WHAT IS BEING ASKED: Copy out all the lines exactly. Omit pictures.

Figure scripts:
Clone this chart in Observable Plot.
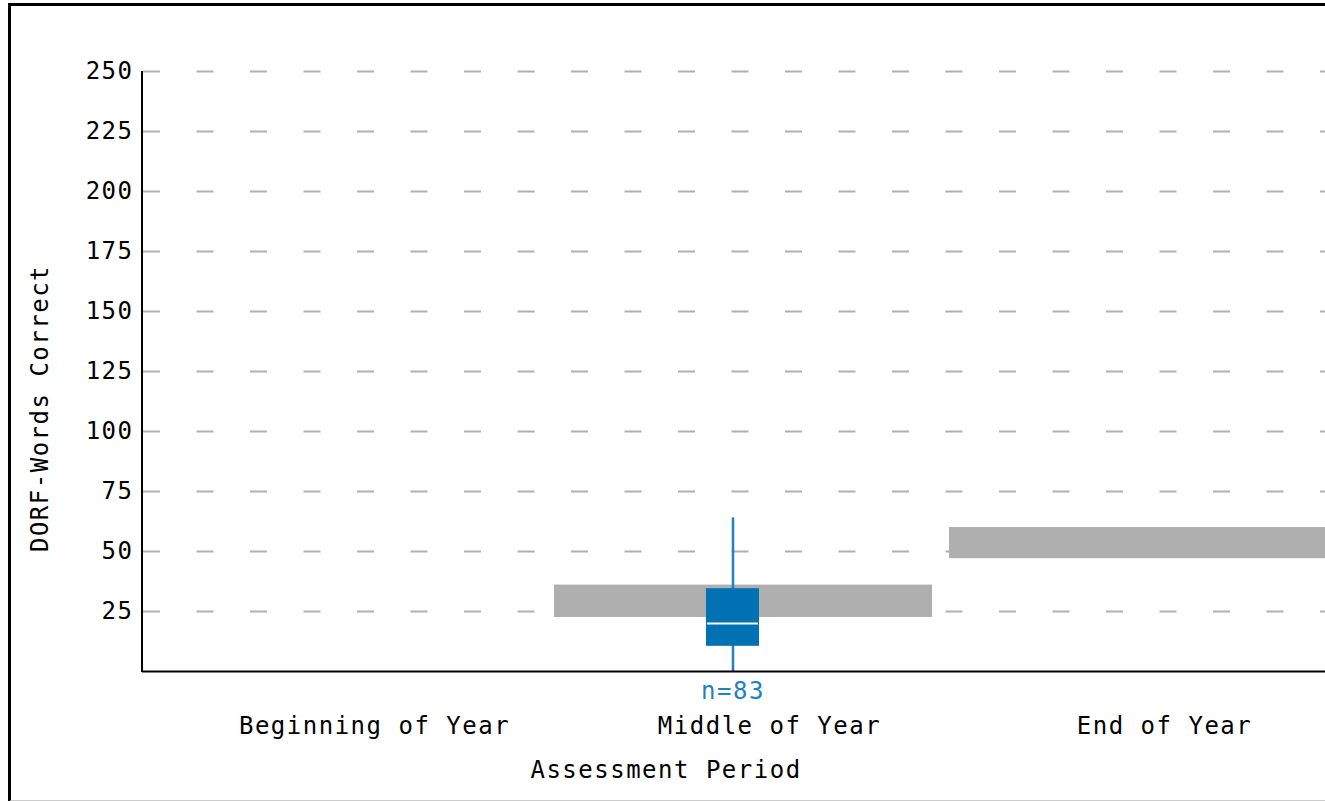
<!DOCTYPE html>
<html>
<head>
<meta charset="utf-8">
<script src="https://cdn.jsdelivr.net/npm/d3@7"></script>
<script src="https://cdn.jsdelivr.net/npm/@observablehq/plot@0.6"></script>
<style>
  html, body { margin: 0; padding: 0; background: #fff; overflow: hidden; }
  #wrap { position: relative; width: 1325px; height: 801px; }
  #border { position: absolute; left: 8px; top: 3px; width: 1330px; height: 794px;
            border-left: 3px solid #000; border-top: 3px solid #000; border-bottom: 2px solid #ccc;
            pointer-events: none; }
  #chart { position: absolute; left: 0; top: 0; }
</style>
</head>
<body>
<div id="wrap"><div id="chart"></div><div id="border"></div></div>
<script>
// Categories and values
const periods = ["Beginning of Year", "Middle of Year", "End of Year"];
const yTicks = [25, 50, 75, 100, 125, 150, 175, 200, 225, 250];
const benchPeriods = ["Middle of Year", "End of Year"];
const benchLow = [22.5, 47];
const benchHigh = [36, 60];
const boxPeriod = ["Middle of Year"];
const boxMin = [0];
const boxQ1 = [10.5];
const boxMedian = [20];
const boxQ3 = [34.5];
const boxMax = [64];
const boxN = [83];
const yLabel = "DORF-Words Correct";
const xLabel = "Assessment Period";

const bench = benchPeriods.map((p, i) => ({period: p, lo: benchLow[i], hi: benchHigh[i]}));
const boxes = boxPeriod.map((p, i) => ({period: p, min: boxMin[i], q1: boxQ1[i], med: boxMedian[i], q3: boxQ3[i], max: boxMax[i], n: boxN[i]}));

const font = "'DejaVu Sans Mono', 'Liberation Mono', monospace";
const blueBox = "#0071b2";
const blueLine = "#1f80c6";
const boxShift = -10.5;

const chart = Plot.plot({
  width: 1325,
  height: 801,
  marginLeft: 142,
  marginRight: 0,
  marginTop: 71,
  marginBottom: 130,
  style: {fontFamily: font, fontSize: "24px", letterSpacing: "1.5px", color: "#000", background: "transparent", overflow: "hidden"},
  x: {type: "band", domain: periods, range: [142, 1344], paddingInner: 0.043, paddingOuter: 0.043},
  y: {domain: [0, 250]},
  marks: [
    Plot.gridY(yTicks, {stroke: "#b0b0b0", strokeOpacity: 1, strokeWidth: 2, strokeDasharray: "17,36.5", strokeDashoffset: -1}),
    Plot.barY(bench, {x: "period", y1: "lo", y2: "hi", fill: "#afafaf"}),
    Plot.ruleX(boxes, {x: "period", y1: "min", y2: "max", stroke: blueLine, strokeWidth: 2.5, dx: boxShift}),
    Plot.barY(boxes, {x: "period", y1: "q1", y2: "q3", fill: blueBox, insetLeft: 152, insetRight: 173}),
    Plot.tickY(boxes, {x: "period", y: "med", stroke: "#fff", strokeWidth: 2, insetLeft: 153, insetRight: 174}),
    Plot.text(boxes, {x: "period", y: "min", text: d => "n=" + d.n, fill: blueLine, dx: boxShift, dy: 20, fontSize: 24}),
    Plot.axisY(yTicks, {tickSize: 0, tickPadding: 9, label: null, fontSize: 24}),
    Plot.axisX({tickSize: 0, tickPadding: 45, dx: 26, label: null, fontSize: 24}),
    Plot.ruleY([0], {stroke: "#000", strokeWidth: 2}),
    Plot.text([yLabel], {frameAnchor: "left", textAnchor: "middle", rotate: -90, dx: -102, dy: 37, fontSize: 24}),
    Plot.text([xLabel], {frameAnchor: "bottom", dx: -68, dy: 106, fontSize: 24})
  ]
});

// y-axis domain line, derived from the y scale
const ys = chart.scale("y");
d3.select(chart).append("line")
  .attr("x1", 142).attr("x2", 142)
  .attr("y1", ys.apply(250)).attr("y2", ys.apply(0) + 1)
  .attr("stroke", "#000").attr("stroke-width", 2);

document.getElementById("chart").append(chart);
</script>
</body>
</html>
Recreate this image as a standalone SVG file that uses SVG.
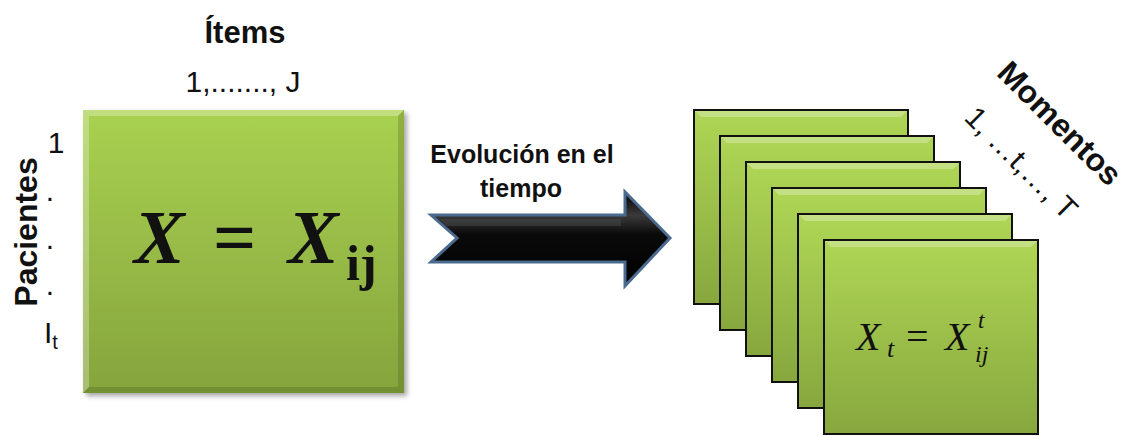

TASK ANSWER:
Clone this chart in Observable Plot.
<!DOCTYPE html>
<html>
<head>
<meta charset="utf-8">
<script src="https://cdn.jsdelivr.net/npm/d3@7"></script>
<script src="https://cdn.jsdelivr.net/npm/@observablehq/plot@0.6"></script>
<style>
  html, body { margin: 0; padding: 0; background: #fff; overflow: hidden; }
  #wrap { position: relative; width: 1325px; height: 801px; }
  #border { position: absolute; left: 8px; top: 3px; width: 1330px; height: 794px;
            border-left: 3px solid #000; border-top: 3px solid #000; border-bottom: 2px solid #ccc;
            pointer-events: none; }
  #chart { position: absolute; left: 0; top: 0; }
</style>
</head>
<body>
<div id="wrap"><div id="chart"></div><div id="border"></div></div>
<script>
// Categories and values
const periods = ["Beginning of Year", "Middle of Year", "End of Year"];
const yTicks = [25, 50, 75, 100, 125, 150, 175, 200, 225, 250];
const benchPeriods = ["Middle of Year", "End of Year"];
const benchLow = [22.5, 47];
const benchHigh = [36, 60];
const boxPeriod = ["Middle of Year"];
const boxMin = [0];
const boxQ1 = [10.5];
const boxMedian = [20];
const boxQ3 = [34.5];
const boxMax = [64];
const boxN = [83];
const yLabel = "DORF-Words Correct";
const xLabel = "Assessment Period";

const bench = benchPeriods.map((p, i) => ({period: p, lo: benchLow[i], hi: benchHigh[i]}));
const boxes = boxPeriod.map((p, i) => ({period: p, min: boxMin[i], q1: boxQ1[i], med: boxMedian[i], q3: boxQ3[i], max: boxMax[i], n: boxN[i]}));

const font = "'DejaVu Sans Mono', 'Liberation Mono', monospace";
const blueBox = "#0071b2";
const blueLine = "#1f80c6";
const boxShift = -10.5;

const chart = Plot.plot({
  width: 1325,
  height: 801,
  marginLeft: 142,
  marginRight: 0,
  marginTop: 71,
  marginBottom: 130,
  style: {fontFamily: font, fontSize: "24px", letterSpacing: "1.5px", color: "#000", background: "transparent", overflow: "hidden"},
  x: {type: "band", domain: periods, range: [142, 1344], paddingInner: 0.043, paddingOuter: 0.043},
  y: {domain: [0, 250]},
  marks: [
    Plot.gridY(yTicks, {stroke: "#b0b0b0", strokeOpacity: 1, strokeWidth: 2, strokeDasharray: "17,36.5", strokeDashoffset: -1}),
    Plot.barY(bench, {x: "period", y1: "lo", y2: "hi", fill: "#afafaf"}),
    Plot.ruleX(boxes, {x: "period", y1: "min", y2: "max", stroke: blueLine, strokeWidth: 2.5, dx: boxShift}),
    Plot.barY(boxes, {x: "period", y1: "q1", y2: "q3", fill: blueBox, insetLeft: 152, insetRight: 173}),
    Plot.tickY(boxes, {x: "period", y: "med", stroke: "#fff", strokeWidth: 2, insetLeft: 153, insetRight: 174}),
    Plot.text(boxes, {x: "period", y: "min", text: d => "n=" + d.n, fill: blueLine, dx: boxShift, dy: 20, fontSize: 24}),
    Plot.axisY(yTicks, {tickSize: 0, tickPadding: 9, label: null, fontSize: 24}),
    Plot.axisX({tickSize: 0, tickPadding: 45, dx: 26, label: null, fontSize: 24}),
    Plot.ruleY([0], {stroke: "#000", strokeWidth: 2}),
    Plot.text([yLabel], {frameAnchor: "left", textAnchor: "middle", rotate: -90, dx: -102, dy: 37, fontSize: 24}),
    Plot.text([xLabel], {frameAnchor: "bottom", dx: -68, dy: 106, fontSize: 24})
  ]
});

// y-axis domain line, derived from the y scale
const ys = chart.scale("y");
d3.select(chart).append("line")
  .attr("x1", 142).attr("x2", 142)
  .attr("y1", ys.apply(250)).attr("y2", ys.apply(0) + 1)
  .attr("stroke", "#000").attr("stroke-width", 2);

document.getElementById("chart").append(chart);
</script>
</body>
</html>
Recreate this image as a standalone SVG file that uses SVG.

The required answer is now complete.